Ian Chappell does not see anything wrong with Nagpur pitch

Chappell virtually supported all those arguments put forward by the likes of Indian Team Director Shastri and captain Virat Kohli, who have pointed out that some Test matches on seaming pitches in Australia and South Africa have ended inside three days and hence there was nothing wrong with the Nagpur wicket.

Ian Chappell wondered why a track offering spin on the first day can be worse than a wicket which assists seam and pace on the opening day.   -  PTI

Virtually backing the Indian position, former Australian captain Ian Chappell does not see anything wrong in the spin-friendly Nagpur pitch which saw India thrash South Africa inside three days in a recent Test, saying matches played elsewhere on seaming tracks have ended “in the blink of an eye”.

On a wicket which spun from day one, India thrashed South Africa by 124 runs inside three days in the third Test at the VCA stadium at Nagpur last month, prompting the ICC to seek a report from BCCI regarding the “poor” condition of the track.

Chappell virtually supported all those arguments put forward by the likes of Indian Team Director Shastri and captain Virat Kohli, who have pointed out that some Test matches on seaming pitches in Australia and South Africa have ended inside three days and hence there was nothing wrong with the Nagpur wicket.

“With controversy surrounding the surfaces prepared for Test matches in Nagpur and Adelaide, it’s time to ask the question: is it the pitches or the performers who are responsible for Test matches being over in the blink of an eye?” Chappell wrote in a column which appeared in ‘Cricinfo’.

“Ravi Shastri, the Indian team director, quite rightly made the point that if the ICC was investigating the surface in Nagpur, then why wasn’t a similar forensic examination being conducted on the Adelaide pitch, where the match was completed in a similarly short time frame?” said Chappell.

In the first ever day-night Test match in Adelaide last month, Australia had beaten New Zealand inside three days.

Chappell wondered why a track offering spin on the first day can be worse than a wicket which assists seam and pace on the opening day.

“A good batsman prides himself on his ability to prosper under any conditions, enjoying whatever challenge is presented. Why should a pitch that spins on the opening day be deemed worse than one that seams first up?” asked the 72-year-old Chappell who played for Australia in 75 Tests between 1964 and 1980.

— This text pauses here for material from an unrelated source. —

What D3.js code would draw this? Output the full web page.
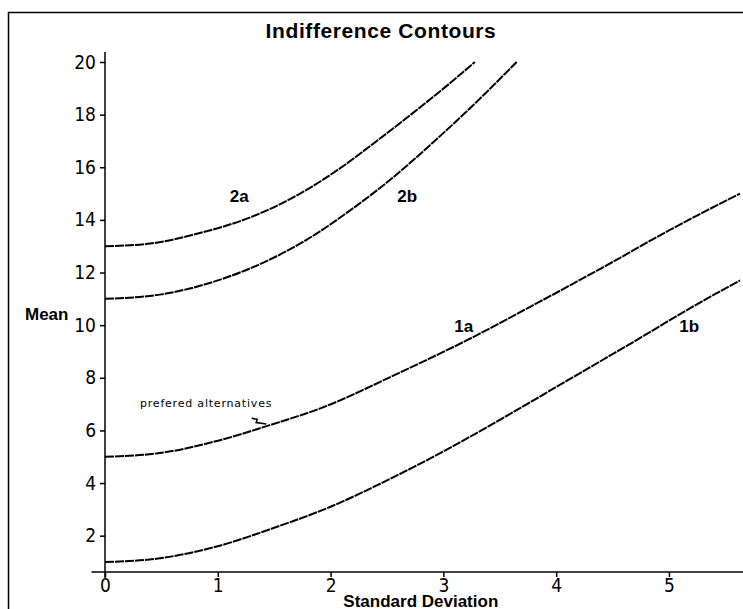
<!DOCTYPE html>
<html>
<head>
<meta charset="utf-8">
<script src="https://cdn.jsdelivr.net/npm/d3@7"></script>
<style>
  body { margin: 0; background: #fff; }
  svg { display: block; }
</style>
</head>
<body>
<div id="chart-area"></div>
<script>
// Valores: desviacion estandar (x) y media (y) de cada contorno
var sd1a   = [0, 0.5, 1.02, 1.46, 1.91, 2.62, 3.21, 3.88, 4.5, 5.0, 5.63];
var mean1a = [5, 5.15, 5.63, 6.2, 6.84, 8.21, 9.43, 10.95, 12.4, 13.6, 15.0];

var sd1b   = [0, 0.5, 1.0, 1.5, 2.0, 2.5, 3.0, 3.5, 4.1, 4.68, 5.21, 5.63];
var mean1b = [1, 1.15, 1.6, 2.3, 3.1, 4.1, 5.2, 6.4, 7.9, 9.35, 10.7, 11.7];

var sd2a   = [0, 0.4, 0.84, 1.29, 1.73, 2.08, 2.41, 2.8, 3.06, 3.28];
var mean2a = [13, 13.1, 13.5, 14.1, 15.0, 15.95, 17.0, 18.3, 19.2, 20];

var sd2b   = [0, 0.5, 1.0, 1.4, 1.79, 2.17, 2.55, 2.91, 3.25, 3.65];
var mean2b = [11, 11.17, 11.7, 12.37, 13.25, 14.35, 15.6, 16.95, 18.3, 20];

var curveNames = ["1a", "1b", "2a", "2b"];
var xTicks = [0, 1, 2, 3, 4, 5];
var yTicks = [2, 4, 6, 8, 10, 12, 14, 16, 18, 20];

var W = 743, H = 609;

var svg = d3.select("#chart-area").append("svg")
    .attr("width", W)
    .attr("height", H);

// marco de la ventana
svg.append("path")
    .attr("d", "M8.5," + H + "V12.5H" + W)
    .attr("fill", "none")
    .attr("stroke", "#000")
    .attr("stroke-width", 1.5);

// escalas
var x = d3.scaleLinear().domain([0, 5.63]).range([105, 740]);
var y = d3.scaleLinear().domain([0.62, 20]).range([572, 62]);

var tickFont = "'Liberation Sans Narrow', 'DejaVu Sans Condensed', Arial, sans-serif";
var boldFont = "'Liberation Sans', Arial, sans-serif";

// eje x
var minorX = d3.range(0, 5.61, 0.2).filter(function(d) { return Math.abs(d - Math.round(d)) > 0.01; });
var xAxisG = svg.append("g").attr("transform", "translate(0," + y(0.62) + ")");
xAxisG.call(d3.axisBottom(x).tickValues(minorX).tickSize(3).tickFormat(""));
xAxisG.call(d3.axisBottom(x).tickValues(xTicks).tickSize(5).tickPadding(2).tickFormat(d3.format("d")));
xAxisG.selectAll(".domain").remove();
xAxisG.append("line")
    .attr("x1", x(-0.12)).attr("x2", W)
    .attr("stroke", "#000").attr("stroke-width", 1.5);

// eje y
var minorY = d3.range(1.2, 20.01, 0.4).filter(function(d) { return Math.abs(d / 2 - Math.round(d / 2)) > 0.01; });
var yAxisG = svg.append("g").attr("transform", "translate(" + x(0) + ",0)");
yAxisG.call(d3.axisLeft(y).tickValues(minorY).tickSize(3).tickFormat(""));
yAxisG.call(d3.axisLeft(y).tickValues(yTicks).tickSize(5).tickPadding(4).tickFormat(d3.format("d")));
yAxisG.selectAll(".domain").remove();
yAxisG.append("line")
    .attr("y1", y(0.62) + 6).attr("y2", y(20) - 10)
    .attr("stroke", "#000").attr("stroke-width", 1.5);

svg.selectAll(".tick line").attr("stroke", "#000").attr("stroke-width", 1.5);
svg.selectAll(".tick text")
    .attr("fill", "#000")
    .style("font-family", tickFont)
    .style("font-size", "19px");

// contornos
var curves = [
    { name: "1a", sd: sd1a, mean: mean1a },
    { name: "1b", sd: sd1b, mean: mean1b },
    { name: "2a", sd: sd2a, mean: mean2a },
    { name: "2b", sd: sd2b, mean: mean2b }
];

var line = d3.line()
    .x(function(d) { return x(d[0]); })
    .y(function(d) { return y(d[1]); })
    .curve(d3.curveMonotoneX);

svg.selectAll("path.contour")
    .data(curves)
    .enter().append("path")
    .attr("class", "contour")
    .attr("d", function(c) { return line(d3.zip(c.sd, c.mean)); })
    .attr("fill", "none")
    .attr("stroke", "#000")
    .attr("stroke-width", 2)
    .attr("stroke-dasharray", "9,1");

// etiquetas de los contornos
var labelAt = { "1a": [3.18, 9.96], "1b": [5.18, 9.96], "2a": [1.19, 14.9], "2b": [2.68, 14.9] };
svg.selectAll("text.clabel")
    .data(curveNames)
    .enter().append("text")
    .attr("class", "clabel")
    .attr("x", function(d) { return x(labelAt[d][0]); })
    .attr("y", function(d) { return y(labelAt[d][1]) + 6; })
    .attr("text-anchor", "middle")
    .style("font-family", boldFont)
    .style("font-weight", "bold")
    .style("font-size", "17px")
    .text(function(d) { return d; });

// anotacion
svg.append("text")
    .attr("x", x(0.31))
    .attr("y", y(6.88))
    .style("font-family", "'DejaVu Sans', sans-serif")
    .style("font-size", "11px")
    .style("letter-spacing", "0.8px")
    .text("prefered alternatives");

var arrow = [[1.30, 6.46], [1.35, 6.42], [1.34, 6.3], [1.43, 6.24]];
svg.append("path")
    .attr("d", d3.line().x(function(d) { return x(d[0]); }).y(function(d) { return y(d[1]); })(arrow))
    .attr("fill", "none")
    .attr("stroke", "#000")
    .attr("stroke-width", 1.5);

// titulos
svg.append("text")
    .attr("x", 381)
    .attr("y", 38)
    .attr("text-anchor", "middle")
    .style("font-family", boldFont)
    .style("font-size", "21px")
    .style("font-weight", "bold")
    .style("letter-spacing", "0.6px")
    .text("Indifference Contours");

svg.append("text")
    .attr("x", 25)
    .attr("y", y(10.2))
    .style("font-family", boldFont)
    .style("font-weight", "bold")
    .style("font-size", "17px")
    .text("Mean");

svg.append("text")
    .attr("x", x(2.8))
    .attr("y", 607)
    .attr("text-anchor", "middle")
    .style("font-family", boldFont)
    .style("font-weight", "bold")
    .style("font-size", "17px")
    .text("Standard Deviation");
</script>
</body>
</html>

“That brings us to the question: What is a good pitch? A good pitch is one that provides a contest between bat and ball and hopefully a close finish. That means a good pitch can vary from region to region. In some places the surface will suit faster bowlers and in others, it will favour spinners,” added Chappell.

Chappell advised international teams to start looking at the technique of their own players and stop blaming curators.

“Both teams have to play on a Test pitch and it’s not the curator’s fault if one side is either technically unable to cope or is beaten before a ball is delivered,” he said.

“There’s certainly a need for an investigation but it should be looking at how cricket is evolving and what is the best way for the game to progress. It’s time to start looking at the players and stop blaming the curators.”

He felt the South African team, which lost to India 0-3 in the recent four-match Test series, lacked the technique to cope with the conditions.

“I watched some of South Africa’s batting in Delhi, on a pitch that was even for both sides, and I’m not surprised they were exterminated in Nagpur. If South Africa continue to utilise flawed techniques and mindsets, it won’t matter where they are playing, they will encounter difficulty.”

“In many cases the technique and mindset were designed purely for survival. If you allow spinners to dictate terms for long periods, with fielders hovering round the bat, on pitches providing assistance, then survival will be brief,” said Chappell.

“The better the spinner, the more aggressive the batsman’s thought process should be, as this promotes decisive footwork rather than a feeling that your sprigs are stuck in freshly laid tar. An aggressive thought process doesn’t necessarily mean seeking regular boundaries; a succession of singles can disrupt the line and length of the best spinner. With a string of singles he’s got to constantly change plans, and unless he’s patient, that will drive him to distraction,” he said.

The former captain said that there would not be this issue of advantage of home-town-pitches if the teams were well-balanced.

“If Test teams are well balanced and capable of performing adequately under any conditions then there would be no advantage gained by preparing ‘home-town pitches’ In fact a trend towards Test pitches that provide encouragement to bowlers might actually convince batsmen of the need to seek a well-rounded technique, one that’s equally adept at combining aggressive and survival techniques.”

Talking about the Adelaide pitch, he said, “In Adelaide, the debate raged over the amount of grass left on the pitch. Bearing in mind the surface had to cope with Test cricket under lights for the first time and the use of a different-coloured ball, I thought the pitch was fair. It certainly provided a keen contest.”

“I was accustomed to seeing Australian pitches covered with an even mat of grass, and if this again becomes a trend it will be good for the game. I found the Adelaide Test enthralling but what preceded it on a dull Perth pitch and followed at Bellerive with a lifeless and utterly inept West Indies team, less than inspiring.”